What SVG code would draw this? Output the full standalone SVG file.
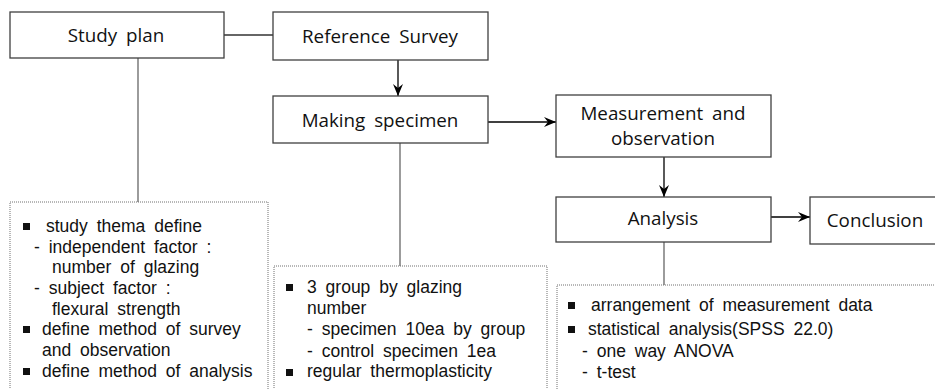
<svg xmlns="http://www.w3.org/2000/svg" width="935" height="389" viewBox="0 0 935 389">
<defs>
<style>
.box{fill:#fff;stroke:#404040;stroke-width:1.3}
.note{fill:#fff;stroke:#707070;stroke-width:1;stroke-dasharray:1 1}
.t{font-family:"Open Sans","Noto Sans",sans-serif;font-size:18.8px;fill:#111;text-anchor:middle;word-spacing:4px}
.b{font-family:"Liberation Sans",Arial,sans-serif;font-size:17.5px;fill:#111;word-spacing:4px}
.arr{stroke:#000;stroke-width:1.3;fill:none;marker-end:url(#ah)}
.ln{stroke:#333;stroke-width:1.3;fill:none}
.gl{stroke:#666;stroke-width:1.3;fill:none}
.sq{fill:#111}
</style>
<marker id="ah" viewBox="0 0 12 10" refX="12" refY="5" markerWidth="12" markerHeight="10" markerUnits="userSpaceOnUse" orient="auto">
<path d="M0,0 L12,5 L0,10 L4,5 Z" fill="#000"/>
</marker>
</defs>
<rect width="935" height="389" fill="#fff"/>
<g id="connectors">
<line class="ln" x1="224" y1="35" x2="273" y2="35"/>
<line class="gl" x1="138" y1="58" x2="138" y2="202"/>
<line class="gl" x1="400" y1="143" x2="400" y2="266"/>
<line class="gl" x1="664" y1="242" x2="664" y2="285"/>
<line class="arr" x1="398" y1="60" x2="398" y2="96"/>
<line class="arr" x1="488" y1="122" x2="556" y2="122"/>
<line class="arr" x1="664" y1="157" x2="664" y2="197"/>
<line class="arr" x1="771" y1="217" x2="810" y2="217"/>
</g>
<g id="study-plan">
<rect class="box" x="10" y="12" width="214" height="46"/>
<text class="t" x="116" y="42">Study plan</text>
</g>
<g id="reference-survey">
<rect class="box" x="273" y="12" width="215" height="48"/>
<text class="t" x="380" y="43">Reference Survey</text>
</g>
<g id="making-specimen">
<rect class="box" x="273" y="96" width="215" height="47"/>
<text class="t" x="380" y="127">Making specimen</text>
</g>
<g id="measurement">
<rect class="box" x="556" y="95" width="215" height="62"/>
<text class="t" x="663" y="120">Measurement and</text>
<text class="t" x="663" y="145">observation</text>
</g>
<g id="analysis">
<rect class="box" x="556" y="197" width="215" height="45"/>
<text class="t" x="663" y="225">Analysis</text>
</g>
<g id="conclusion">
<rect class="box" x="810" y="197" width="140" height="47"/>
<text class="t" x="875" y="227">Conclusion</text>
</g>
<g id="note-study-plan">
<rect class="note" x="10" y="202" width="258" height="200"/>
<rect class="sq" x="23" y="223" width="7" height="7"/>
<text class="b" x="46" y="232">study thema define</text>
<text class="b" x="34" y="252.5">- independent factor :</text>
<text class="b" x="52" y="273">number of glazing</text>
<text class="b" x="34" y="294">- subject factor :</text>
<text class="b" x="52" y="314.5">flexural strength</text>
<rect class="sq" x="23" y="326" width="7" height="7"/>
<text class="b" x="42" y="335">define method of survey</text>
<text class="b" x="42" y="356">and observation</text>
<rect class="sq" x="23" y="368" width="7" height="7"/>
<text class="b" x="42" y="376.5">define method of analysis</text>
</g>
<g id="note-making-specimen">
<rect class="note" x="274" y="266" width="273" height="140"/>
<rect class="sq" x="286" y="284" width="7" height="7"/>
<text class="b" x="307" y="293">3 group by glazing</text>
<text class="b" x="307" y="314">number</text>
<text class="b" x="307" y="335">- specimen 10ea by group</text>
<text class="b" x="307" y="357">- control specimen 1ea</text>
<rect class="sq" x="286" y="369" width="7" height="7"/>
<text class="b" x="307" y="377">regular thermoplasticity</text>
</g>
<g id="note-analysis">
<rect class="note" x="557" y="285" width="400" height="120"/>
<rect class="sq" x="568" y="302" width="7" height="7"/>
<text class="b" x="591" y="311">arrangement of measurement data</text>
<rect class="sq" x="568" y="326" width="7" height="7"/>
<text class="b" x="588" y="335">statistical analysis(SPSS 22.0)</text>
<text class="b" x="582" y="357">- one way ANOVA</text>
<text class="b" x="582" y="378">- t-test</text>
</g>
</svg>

---*---

Work to do: Your task is to repeat the data above exactly while excluding the pictures.

Final result:
What SVG code would draw this? Output the full standalone SVG file.
<svg xmlns="http://www.w3.org/2000/svg" width="935" height="389" viewBox="0 0 935 389">
<defs>
<style>
.box{fill:#fff;stroke:#404040;stroke-width:1.3}
.note{fill:#fff;stroke:#707070;stroke-width:1;stroke-dasharray:1 1}
.t{font-family:"Open Sans","Noto Sans",sans-serif;font-size:18.8px;fill:#111;text-anchor:middle;word-spacing:4px}
.b{font-family:"Liberation Sans",Arial,sans-serif;font-size:17.5px;fill:#111;word-spacing:4px}
.arr{stroke:#000;stroke-width:1.3;fill:none;marker-end:url(#ah)}
.ln{stroke:#333;stroke-width:1.3;fill:none}
.gl{stroke:#666;stroke-width:1.3;fill:none}
.sq{fill:#111}
</style>
<marker id="ah" viewBox="0 0 12 10" refX="12" refY="5" markerWidth="12" markerHeight="10" markerUnits="userSpaceOnUse" orient="auto">
<path d="M0,0 L12,5 L0,10 L4,5 Z" fill="#000"/>
</marker>
</defs>
<rect width="935" height="389" fill="#fff"/>
<g id="connectors">
<line class="ln" x1="224" y1="35" x2="273" y2="35"/>
<line class="gl" x1="138" y1="58" x2="138" y2="202"/>
<line class="gl" x1="400" y1="143" x2="400" y2="266"/>
<line class="gl" x1="664" y1="242" x2="664" y2="285"/>
<line class="arr" x1="398" y1="60" x2="398" y2="96"/>
<line class="arr" x1="488" y1="122" x2="556" y2="122"/>
<line class="arr" x1="664" y1="157" x2="664" y2="197"/>
<line class="arr" x1="771" y1="217" x2="810" y2="217"/>
</g>
<g id="study-plan">
<rect class="box" x="10" y="12" width="214" height="46"/>
<text class="t" x="116" y="42">Study plan</text>
</g>
<g id="reference-survey">
<rect class="box" x="273" y="12" width="215" height="48"/>
<text class="t" x="380" y="43">Reference Survey</text>
</g>
<g id="making-specimen">
<rect class="box" x="273" y="96" width="215" height="47"/>
<text class="t" x="380" y="127">Making specimen</text>
</g>
<g id="measurement">
<rect class="box" x="556" y="95" width="215" height="62"/>
<text class="t" x="663" y="120">Measurement and</text>
<text class="t" x="663" y="145">observation</text>
</g>
<g id="analysis">
<rect class="box" x="556" y="197" width="215" height="45"/>
<text class="t" x="663" y="225">Analysis</text>
</g>
<g id="conclusion">
<rect class="box" x="810" y="197" width="140" height="47"/>
<text class="t" x="875" y="227">Conclusion</text>
</g>
<g id="note-study-plan">
<rect class="note" x="10" y="202" width="258" height="200"/>
<rect class="sq" x="23" y="223" width="7" height="7"/>
<text class="b" x="46" y="232">study thema define</text>
<text class="b" x="34" y="252.5">- independent factor :</text>
<text class="b" x="52" y="273">number of glazing</text>
<text class="b" x="34" y="294">- subject factor :</text>
<text class="b" x="52" y="314.5">flexural strength</text>
<rect class="sq" x="23" y="326" width="7" height="7"/>
<text class="b" x="42" y="335">define method of survey</text>
<text class="b" x="42" y="356">and observation</text>
<rect class="sq" x="23" y="368" width="7" height="7"/>
<text class="b" x="42" y="376.5">define method of analysis</text>
</g>
<g id="note-making-specimen">
<rect class="note" x="274" y="266" width="273" height="140"/>
<rect class="sq" x="286" y="284" width="7" height="7"/>
<text class="b" x="307" y="293">3 group by glazing</text>
<text class="b" x="307" y="314">number</text>
<text class="b" x="307" y="335">- specimen 10ea by group</text>
<text class="b" x="307" y="357">- control specimen 1ea</text>
<rect class="sq" x="286" y="369" width="7" height="7"/>
<text class="b" x="307" y="377">regular thermoplasticity</text>
</g>
<g id="note-analysis">
<rect class="note" x="557" y="285" width="400" height="120"/>
<rect class="sq" x="568" y="302" width="7" height="7"/>
<text class="b" x="591" y="311">arrangement of measurement data</text>
<rect class="sq" x="568" y="326" width="7" height="7"/>
<text class="b" x="588" y="335">statistical analysis(SPSS 22.0)</text>
<text class="b" x="582" y="357">- one way ANOVA</text>
<text class="b" x="582" y="378">- t-test</text>
</g>
</svg>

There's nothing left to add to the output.